Society Magazine

BOOK REVIEW: 30 Days of Night, Vol. 2 by Steve Niles

By Berniegourley @berniegourley
Amazon.in page

[Note: this isn't the Vol. 2 that follows immediately from the original book.]

I enjoyed the original three-issue "30 Days of Night" series. That book imagines a vampire attack on Barrow, Alaska during the winter when the sun does not rise for weeks. That concept of eliminating one of the vampires' greatest vulnerabilities while putting the survivors in the demoralizing state of being hunted in the darkness and brutal cold makes for a visceral story.

While I thought this volume was written and drawn well (and quite similarly to the original - same writer, different artist) I have two gripes. First of all, I guess owing to the immense success of the franchise which resulted in many series and sub-series, it's quite confusing to pick up the order of storytelling at this point. After reading the original book, I read Volumes 2 and 3 (sometimes labeled "Ongoing",) thinking they would follow up on the Vol. 1 [the original] that I'd read. However, while I could follow the story, there was clearly a substantial gap in time and events. It seems like the Vol. 2 and Vol. 3 that I read (labeled "Ongoing") were fitted together, but at least one series must fit between this Vol. 2 and the Vol. 1 that I read. Even scanning through a Wiki-page on the overall series didn't really lend me clarity - though I had no desire or inclination to read through 30 summaries to figure out where this Vol. 2 and 3 belongs. [Especially as I don't intend to read further as the series seems to have devolved from that gripping and unique Barrow, Alaska plot to being just another modern-day vampire story.]

So, the story of the Vol. 2 that I read is essentially Sheriff Eben Olemaun first feeding his way through a rebuilt [security super-maxed] Barrow before going to Los Angeles to do both more recruiting and turning, and then attacking the LA FBI offices in order to retrieve the remains of his wife, Stella. [My first clue of discontinuity was that at the end of the first [first] volume, Eben is dead and Stella was alive, and in this book those tables were inexplicably turned.] The other "half" of the story revolves around an FBI agent, Alice Blood, who is apparently the FBI's star Vampire-slayer. We find out that she is the one who killed Stella, though she seems a bit broken up about it. Being the virtuous hero, Alice is also fed up with the bureaucratic moral ambiguity of her employer.
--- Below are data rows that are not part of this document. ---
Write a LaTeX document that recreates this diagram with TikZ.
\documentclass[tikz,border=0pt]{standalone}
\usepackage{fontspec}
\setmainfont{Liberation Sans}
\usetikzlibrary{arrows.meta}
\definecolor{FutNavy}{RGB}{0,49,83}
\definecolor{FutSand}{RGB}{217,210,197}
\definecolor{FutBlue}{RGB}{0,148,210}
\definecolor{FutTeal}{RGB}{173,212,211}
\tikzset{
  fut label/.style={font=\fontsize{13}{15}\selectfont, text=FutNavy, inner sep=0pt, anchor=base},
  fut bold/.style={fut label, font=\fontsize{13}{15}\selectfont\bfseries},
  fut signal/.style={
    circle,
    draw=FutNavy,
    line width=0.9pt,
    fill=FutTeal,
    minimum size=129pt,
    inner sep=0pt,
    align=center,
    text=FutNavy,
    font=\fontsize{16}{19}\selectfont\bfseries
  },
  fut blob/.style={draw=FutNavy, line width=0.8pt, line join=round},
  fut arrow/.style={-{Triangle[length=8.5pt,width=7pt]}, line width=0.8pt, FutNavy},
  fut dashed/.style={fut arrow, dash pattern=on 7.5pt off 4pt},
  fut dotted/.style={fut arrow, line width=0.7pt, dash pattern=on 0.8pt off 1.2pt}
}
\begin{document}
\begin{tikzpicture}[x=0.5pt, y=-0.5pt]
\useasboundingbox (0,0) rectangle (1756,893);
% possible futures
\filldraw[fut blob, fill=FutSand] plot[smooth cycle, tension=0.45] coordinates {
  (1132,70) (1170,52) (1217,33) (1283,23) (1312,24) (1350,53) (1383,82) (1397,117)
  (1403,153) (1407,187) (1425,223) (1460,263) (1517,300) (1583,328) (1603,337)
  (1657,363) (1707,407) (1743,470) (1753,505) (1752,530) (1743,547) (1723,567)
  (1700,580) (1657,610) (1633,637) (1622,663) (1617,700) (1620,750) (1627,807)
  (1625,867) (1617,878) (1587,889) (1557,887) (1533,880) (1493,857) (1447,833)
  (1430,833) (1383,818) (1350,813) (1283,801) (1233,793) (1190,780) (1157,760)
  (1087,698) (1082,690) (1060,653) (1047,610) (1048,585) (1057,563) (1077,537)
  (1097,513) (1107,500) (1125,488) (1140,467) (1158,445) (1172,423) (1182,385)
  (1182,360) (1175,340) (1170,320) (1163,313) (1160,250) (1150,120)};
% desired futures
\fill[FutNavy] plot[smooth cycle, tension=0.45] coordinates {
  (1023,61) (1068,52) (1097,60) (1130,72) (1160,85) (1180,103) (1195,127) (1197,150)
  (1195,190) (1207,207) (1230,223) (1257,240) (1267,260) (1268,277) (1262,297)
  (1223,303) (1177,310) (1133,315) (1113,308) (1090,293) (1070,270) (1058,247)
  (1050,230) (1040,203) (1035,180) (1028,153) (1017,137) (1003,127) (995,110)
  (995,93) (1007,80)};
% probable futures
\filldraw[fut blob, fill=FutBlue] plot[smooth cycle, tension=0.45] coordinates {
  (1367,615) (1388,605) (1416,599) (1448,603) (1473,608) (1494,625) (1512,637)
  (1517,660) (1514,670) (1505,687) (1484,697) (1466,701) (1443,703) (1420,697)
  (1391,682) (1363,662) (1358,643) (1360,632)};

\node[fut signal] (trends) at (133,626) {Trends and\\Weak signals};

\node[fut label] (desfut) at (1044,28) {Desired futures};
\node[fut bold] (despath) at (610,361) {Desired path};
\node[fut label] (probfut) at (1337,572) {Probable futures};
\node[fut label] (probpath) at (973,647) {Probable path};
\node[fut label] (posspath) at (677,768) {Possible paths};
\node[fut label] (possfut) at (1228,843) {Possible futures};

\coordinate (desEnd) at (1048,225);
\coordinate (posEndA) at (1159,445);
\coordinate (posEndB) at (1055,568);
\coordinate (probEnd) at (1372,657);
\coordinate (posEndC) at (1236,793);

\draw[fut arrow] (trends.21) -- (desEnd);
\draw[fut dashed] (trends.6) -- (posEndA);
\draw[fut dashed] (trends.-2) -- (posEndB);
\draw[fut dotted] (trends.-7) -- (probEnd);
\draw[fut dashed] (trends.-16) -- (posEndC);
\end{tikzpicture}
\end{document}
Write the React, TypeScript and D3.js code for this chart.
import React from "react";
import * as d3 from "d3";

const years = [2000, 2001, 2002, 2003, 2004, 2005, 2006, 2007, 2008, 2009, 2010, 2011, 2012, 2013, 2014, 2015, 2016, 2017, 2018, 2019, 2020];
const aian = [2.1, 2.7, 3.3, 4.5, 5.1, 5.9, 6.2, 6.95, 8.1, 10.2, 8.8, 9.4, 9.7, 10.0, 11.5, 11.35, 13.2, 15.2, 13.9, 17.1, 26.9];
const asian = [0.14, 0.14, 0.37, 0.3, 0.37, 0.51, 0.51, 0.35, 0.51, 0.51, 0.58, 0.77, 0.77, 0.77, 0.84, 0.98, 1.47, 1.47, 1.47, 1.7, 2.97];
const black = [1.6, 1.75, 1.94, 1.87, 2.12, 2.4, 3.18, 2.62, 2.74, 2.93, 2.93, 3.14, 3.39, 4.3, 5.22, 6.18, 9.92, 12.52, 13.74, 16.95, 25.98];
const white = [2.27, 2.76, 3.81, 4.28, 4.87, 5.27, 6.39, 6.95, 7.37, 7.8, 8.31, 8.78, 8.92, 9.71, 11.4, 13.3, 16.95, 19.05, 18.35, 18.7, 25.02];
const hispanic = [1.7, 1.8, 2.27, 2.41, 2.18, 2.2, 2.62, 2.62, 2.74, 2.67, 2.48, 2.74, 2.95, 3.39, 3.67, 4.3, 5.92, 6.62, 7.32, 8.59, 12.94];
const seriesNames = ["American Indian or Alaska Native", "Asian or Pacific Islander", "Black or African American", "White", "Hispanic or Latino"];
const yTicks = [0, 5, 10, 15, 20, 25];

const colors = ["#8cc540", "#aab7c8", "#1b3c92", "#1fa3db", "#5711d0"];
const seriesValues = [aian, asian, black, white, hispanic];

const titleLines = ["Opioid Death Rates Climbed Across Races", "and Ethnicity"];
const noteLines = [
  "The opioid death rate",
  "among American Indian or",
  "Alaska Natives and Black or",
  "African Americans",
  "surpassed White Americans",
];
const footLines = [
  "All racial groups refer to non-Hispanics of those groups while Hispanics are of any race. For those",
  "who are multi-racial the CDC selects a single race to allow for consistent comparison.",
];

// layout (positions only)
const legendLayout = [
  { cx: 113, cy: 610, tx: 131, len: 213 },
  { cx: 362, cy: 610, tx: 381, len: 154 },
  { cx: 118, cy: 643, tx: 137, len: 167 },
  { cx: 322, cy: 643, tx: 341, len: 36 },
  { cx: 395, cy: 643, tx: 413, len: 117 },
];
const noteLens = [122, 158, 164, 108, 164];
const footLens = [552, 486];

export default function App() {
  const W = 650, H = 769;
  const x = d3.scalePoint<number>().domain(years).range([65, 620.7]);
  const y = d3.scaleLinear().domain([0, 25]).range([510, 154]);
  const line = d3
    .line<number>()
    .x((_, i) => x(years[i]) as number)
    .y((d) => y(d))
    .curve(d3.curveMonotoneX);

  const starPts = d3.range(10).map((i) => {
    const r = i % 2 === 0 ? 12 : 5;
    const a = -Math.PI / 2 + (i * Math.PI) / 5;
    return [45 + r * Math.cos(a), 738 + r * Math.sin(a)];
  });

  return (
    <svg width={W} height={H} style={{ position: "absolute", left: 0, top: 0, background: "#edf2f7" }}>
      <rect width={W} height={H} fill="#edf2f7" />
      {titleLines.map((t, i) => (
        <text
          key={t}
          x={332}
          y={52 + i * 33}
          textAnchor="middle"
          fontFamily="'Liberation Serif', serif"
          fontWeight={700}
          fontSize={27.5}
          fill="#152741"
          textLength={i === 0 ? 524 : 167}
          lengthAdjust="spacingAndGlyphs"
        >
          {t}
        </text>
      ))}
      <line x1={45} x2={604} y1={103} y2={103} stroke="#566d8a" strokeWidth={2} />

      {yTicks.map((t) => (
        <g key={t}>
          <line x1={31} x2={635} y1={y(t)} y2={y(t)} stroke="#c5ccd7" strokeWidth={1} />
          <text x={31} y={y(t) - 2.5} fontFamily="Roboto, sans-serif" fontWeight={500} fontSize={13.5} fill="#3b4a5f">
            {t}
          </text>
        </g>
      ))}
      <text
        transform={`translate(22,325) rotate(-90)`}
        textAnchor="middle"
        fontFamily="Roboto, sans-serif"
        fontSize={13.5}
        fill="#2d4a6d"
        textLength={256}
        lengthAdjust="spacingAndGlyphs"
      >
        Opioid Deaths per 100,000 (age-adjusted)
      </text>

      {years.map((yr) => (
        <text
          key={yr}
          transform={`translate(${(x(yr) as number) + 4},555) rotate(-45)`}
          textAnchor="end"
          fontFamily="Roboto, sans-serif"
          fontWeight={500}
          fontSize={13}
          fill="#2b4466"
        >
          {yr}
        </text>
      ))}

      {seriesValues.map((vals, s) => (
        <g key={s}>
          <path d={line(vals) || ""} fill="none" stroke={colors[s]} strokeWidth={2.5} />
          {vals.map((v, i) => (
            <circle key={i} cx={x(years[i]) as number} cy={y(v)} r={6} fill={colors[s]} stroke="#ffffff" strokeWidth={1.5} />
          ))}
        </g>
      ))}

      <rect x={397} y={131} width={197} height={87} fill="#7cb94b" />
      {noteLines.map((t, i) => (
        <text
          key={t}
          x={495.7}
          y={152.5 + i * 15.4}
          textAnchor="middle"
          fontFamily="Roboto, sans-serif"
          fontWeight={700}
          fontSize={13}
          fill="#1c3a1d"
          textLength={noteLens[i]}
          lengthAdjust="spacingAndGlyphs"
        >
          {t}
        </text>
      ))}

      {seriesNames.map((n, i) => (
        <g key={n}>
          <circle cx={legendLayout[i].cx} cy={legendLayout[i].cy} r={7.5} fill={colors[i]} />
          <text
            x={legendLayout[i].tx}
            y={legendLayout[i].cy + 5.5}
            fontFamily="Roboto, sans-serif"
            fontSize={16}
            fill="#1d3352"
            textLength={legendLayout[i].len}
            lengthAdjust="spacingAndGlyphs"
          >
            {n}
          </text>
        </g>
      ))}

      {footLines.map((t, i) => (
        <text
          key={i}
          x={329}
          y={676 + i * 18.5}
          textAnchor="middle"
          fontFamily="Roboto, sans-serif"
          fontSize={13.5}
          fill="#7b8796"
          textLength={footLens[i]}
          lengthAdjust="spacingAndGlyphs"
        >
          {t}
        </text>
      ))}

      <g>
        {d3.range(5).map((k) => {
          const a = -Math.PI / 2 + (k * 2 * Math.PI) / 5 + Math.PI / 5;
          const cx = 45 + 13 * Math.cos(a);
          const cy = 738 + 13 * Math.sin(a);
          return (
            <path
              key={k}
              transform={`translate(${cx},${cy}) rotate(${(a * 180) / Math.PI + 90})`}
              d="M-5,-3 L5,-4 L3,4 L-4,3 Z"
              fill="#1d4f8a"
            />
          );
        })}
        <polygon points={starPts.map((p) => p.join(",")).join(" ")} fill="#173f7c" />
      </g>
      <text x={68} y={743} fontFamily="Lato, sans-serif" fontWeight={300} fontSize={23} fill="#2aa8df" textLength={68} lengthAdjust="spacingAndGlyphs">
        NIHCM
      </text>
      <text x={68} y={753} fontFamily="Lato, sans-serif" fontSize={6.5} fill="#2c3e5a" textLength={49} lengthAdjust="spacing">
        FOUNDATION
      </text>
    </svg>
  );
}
Getting around to my second gripe, it's that this isn't really a satisfying story arc as a standalone entity, it's just carrying a story through. To clarify, I'm not saying it doesn't stand alone because I'd missed who knows how much of the preceding story and didn't understand. In that sense, I thought they actually did a great job of making clear what was going on without getting bound up in a lot of "as-you-know-Bob" exposition. What I'm saying is that this book gives one a chain of action without providing much understanding of motivation. I will grant that my not understanding the motivation in the first chapter is probably the result of not reading the immediately prior issue. However, I didn't see much convincing motivation for anything in this volume. I saw that Eben wanted his wife's head and torso back, but as he seems to have zero of the devoted husband and law enforcement professional left at this point and is just monstrous killing machine, it's hard to know why he would care.

Long story short, I thought this book was alright, but not particularly satisfying and that the ordering is quite confusing. I picked up all three volumes I've read on Amazon Prime, so no great loss there. However, I mention that so no one else expects the Volume 1, 2, and 3 presented on Prime to present a contiguous story. Continuity issues aside, I don't think the story still distinguishes itself from the massive number of modern-day vampire tales available today.